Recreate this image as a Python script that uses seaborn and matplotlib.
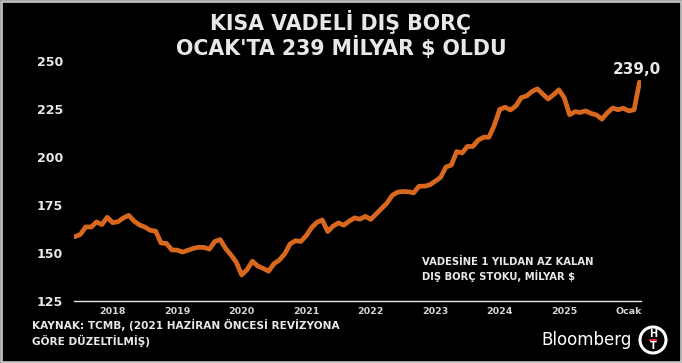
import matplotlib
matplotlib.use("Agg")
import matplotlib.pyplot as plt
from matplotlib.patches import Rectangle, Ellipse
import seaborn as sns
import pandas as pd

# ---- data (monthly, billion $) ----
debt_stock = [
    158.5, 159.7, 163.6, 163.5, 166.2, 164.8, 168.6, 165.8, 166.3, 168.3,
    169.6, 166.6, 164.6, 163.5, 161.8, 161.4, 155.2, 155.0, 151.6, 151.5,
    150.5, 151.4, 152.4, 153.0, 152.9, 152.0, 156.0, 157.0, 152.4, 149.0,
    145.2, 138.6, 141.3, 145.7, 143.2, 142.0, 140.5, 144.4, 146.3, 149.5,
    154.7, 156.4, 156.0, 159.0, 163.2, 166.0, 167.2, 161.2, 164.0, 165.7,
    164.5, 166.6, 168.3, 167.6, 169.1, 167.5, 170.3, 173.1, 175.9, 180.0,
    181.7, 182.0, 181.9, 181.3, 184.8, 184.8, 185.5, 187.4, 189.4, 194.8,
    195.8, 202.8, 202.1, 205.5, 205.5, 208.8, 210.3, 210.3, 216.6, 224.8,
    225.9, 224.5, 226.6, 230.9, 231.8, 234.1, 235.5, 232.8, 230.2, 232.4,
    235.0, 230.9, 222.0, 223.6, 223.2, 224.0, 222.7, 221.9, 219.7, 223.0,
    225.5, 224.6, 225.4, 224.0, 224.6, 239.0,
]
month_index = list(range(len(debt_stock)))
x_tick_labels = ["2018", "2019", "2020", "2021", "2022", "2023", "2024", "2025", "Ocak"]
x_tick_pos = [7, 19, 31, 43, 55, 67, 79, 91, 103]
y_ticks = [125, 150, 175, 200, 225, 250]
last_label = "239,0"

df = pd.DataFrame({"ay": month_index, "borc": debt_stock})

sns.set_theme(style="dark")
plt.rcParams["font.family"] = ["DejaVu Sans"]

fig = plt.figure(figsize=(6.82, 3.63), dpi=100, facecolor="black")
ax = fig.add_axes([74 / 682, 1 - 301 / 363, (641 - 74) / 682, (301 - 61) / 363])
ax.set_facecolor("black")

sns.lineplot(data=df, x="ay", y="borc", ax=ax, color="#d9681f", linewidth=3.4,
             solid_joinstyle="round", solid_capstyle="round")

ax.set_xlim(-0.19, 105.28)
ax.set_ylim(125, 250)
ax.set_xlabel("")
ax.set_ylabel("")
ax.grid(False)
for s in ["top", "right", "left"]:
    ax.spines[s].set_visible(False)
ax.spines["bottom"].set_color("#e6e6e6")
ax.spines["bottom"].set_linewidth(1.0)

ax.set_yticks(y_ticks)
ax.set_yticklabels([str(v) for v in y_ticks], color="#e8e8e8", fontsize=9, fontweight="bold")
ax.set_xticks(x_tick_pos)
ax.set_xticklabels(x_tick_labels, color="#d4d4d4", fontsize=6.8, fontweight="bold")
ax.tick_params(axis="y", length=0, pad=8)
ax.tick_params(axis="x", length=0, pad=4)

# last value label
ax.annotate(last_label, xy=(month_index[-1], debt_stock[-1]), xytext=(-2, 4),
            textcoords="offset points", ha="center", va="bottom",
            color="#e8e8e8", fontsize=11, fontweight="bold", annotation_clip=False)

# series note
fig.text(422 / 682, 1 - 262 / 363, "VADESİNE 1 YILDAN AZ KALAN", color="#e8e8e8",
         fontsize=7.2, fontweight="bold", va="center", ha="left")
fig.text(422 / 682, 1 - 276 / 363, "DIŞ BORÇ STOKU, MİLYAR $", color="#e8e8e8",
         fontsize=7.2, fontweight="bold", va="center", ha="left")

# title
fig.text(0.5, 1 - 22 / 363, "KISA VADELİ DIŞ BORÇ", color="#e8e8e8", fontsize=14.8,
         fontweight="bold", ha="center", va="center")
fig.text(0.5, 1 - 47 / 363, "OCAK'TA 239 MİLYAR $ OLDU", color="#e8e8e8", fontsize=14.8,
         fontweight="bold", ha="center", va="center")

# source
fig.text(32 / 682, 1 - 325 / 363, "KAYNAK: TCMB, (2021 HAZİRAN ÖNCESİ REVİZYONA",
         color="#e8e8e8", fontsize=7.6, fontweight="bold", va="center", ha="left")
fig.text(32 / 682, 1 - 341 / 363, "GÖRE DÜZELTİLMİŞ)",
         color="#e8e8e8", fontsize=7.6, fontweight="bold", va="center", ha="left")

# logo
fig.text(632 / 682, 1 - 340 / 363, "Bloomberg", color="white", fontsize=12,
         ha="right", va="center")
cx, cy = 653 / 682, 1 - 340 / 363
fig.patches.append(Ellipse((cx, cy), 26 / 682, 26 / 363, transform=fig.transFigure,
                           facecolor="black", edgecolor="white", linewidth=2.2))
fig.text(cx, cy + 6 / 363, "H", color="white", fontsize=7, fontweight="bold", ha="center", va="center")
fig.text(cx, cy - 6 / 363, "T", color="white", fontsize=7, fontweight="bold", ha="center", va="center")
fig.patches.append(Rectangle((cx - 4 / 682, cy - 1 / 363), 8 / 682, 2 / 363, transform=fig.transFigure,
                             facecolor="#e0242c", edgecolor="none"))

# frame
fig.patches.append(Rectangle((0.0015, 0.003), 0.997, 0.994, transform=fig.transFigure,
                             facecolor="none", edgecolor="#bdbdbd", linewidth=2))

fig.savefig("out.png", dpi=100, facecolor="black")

Short problem
Leaving the pictures aside, transcribe the entire listing exactly.

Expected answer
Recreate this image as a Python script that uses seaborn and matplotlib.
import matplotlib
matplotlib.use("Agg")
import matplotlib.pyplot as plt
from matplotlib.patches import Rectangle, Ellipse
import seaborn as sns
import pandas as pd

# ---- data (monthly, billion $) ----
debt_stock = [
    158.5, 159.7, 163.6, 163.5, 166.2, 164.8, 168.6, 165.8, 166.3, 168.3,
    169.6, 166.6, 164.6, 163.5, 161.8, 161.4, 155.2, 155.0, 151.6, 151.5,
    150.5, 151.4, 152.4, 153.0, 152.9, 152.0, 156.0, 157.0, 152.4, 149.0,
    145.2, 138.6, 141.3, 145.7, 143.2, 142.0, 140.5, 144.4, 146.3, 149.5,
    154.7, 156.4, 156.0, 159.0, 163.2, 166.0, 167.2, 161.2, 164.0, 165.7,
    164.5, 166.6, 168.3, 167.6, 169.1, 167.5, 170.3, 173.1, 175.9, 180.0,
    181.7, 182.0, 181.9, 181.3, 184.8, 184.8, 185.5, 187.4, 189.4, 194.8,
    195.8, 202.8, 202.1, 205.5, 205.5, 208.8, 210.3, 210.3, 216.6, 224.8,
    225.9, 224.5, 226.6, 230.9, 231.8, 234.1, 235.5, 232.8, 230.2, 232.4,
    235.0, 230.9, 222.0, 223.6, 223.2, 224.0, 222.7, 221.9, 219.7, 223.0,
    225.5, 224.6, 225.4, 224.0, 224.6, 239.0,
]
month_index = list(range(len(debt_stock)))
x_tick_labels = ["2018", "2019", "2020", "2021", "2022", "2023", "2024", "2025", "Ocak"]
x_tick_pos = [7, 19, 31, 43, 55, 67, 79, 91, 103]
y_ticks = [125, 150, 175, 200, 225, 250]
last_label = "239,0"

df = pd.DataFrame({"ay": month_index, "borc": debt_stock})

sns.set_theme(style="dark")
plt.rcParams["font.family"] = ["DejaVu Sans"]

fig = plt.figure(figsize=(6.82, 3.63), dpi=100, facecolor="black")
ax = fig.add_axes([74 / 682, 1 - 301 / 363, (641 - 74) / 682, (301 - 61) / 363])
ax.set_facecolor("black")

sns.lineplot(data=df, x="ay", y="borc", ax=ax, color="#d9681f", linewidth=3.4,
             solid_joinstyle="round", solid_capstyle="round")

ax.set_xlim(-0.19, 105.28)
ax.set_ylim(125, 250)
ax.set_xlabel("")
ax.set_ylabel("")
ax.grid(False)
for s in ["top", "right", "left"]:
    ax.spines[s].set_visible(False)
ax.spines["bottom"].set_color("#e6e6e6")
ax.spines["bottom"].set_linewidth(1.0)

ax.set_yticks(y_ticks)
ax.set_yticklabels([str(v) for v in y_ticks], color="#e8e8e8", fontsize=9, fontweight="bold")
ax.set_xticks(x_tick_pos)
ax.set_xticklabels(x_tick_labels, color="#d4d4d4", fontsize=6.8, fontweight="bold")
ax.tick_params(axis="y", length=0, pad=8)
ax.tick_params(axis="x", length=0, pad=4)

# last value label
ax.annotate(last_label, xy=(month_index[-1], debt_stock[-1]), xytext=(-2, 4),
            textcoords="offset points", ha="center", va="bottom",
            color="#e8e8e8", fontsize=11, fontweight="bold", annotation_clip=False)

# series note
fig.text(422 / 682, 1 - 262 / 363, "VADESİNE 1 YILDAN AZ KALAN", color="#e8e8e8",
         fontsize=7.2, fontweight="bold", va="center", ha="left")
fig.text(422 / 682, 1 - 276 / 363, "DIŞ BORÇ STOKU, MİLYAR $", color="#e8e8e8",
         fontsize=7.2, fontweight="bold", va="center", ha="left")

# title
fig.text(0.5, 1 - 22 / 363, "KISA VADELİ DIŞ BORÇ", color="#e8e8e8", fontsize=14.8,
         fontweight="bold", ha="center", va="center")
fig.text(0.5, 1 - 47 / 363, "OCAK'TA 239 MİLYAR $ OLDU", color="#e8e8e8", fontsize=14.8,
         fontweight="bold", ha="center", va="center")

# source
fig.text(32 / 682, 1 - 325 / 363, "KAYNAK: TCMB, (2021 HAZİRAN ÖNCESİ REVİZYONA",
         color="#e8e8e8", fontsize=7.6, fontweight="bold", va="center", ha="left")
fig.text(32 / 682, 1 - 341 / 363, "GÖRE DÜZELTİLMİŞ)",
         color="#e8e8e8", fontsize=7.6, fontweight="bold", va="center", ha="left")

# logo
fig.text(632 / 682, 1 - 340 / 363, "Bloomberg", color="white", fontsize=12,
         ha="right", va="center")
cx, cy = 653 / 682, 1 - 340 / 363
fig.patches.append(Ellipse((cx, cy), 26 / 682, 26 / 363, transform=fig.transFigure,
                           facecolor="black", edgecolor="white", linewidth=2.2))
fig.text(cx, cy + 6 / 363, "H", color="white", fontsize=7, fontweight="bold", ha="center", va="center")
fig.text(cx, cy - 6 / 363, "T", color="white", fontsize=7, fontweight="bold", ha="center", va="center")
fig.patches.append(Rectangle((cx - 4 / 682, cy - 1 / 363), 8 / 682, 2 / 363, transform=fig.transFigure,
                             facecolor="#e0242c", edgecolor="none"))

# frame
fig.patches.append(Rectangle((0.0015, 0.003), 0.997, 0.994, transform=fig.transFigure,
                             facecolor="none", edgecolor="#bdbdbd", linewidth=2))

fig.savefig("out.png", dpi=100, facecolor="black")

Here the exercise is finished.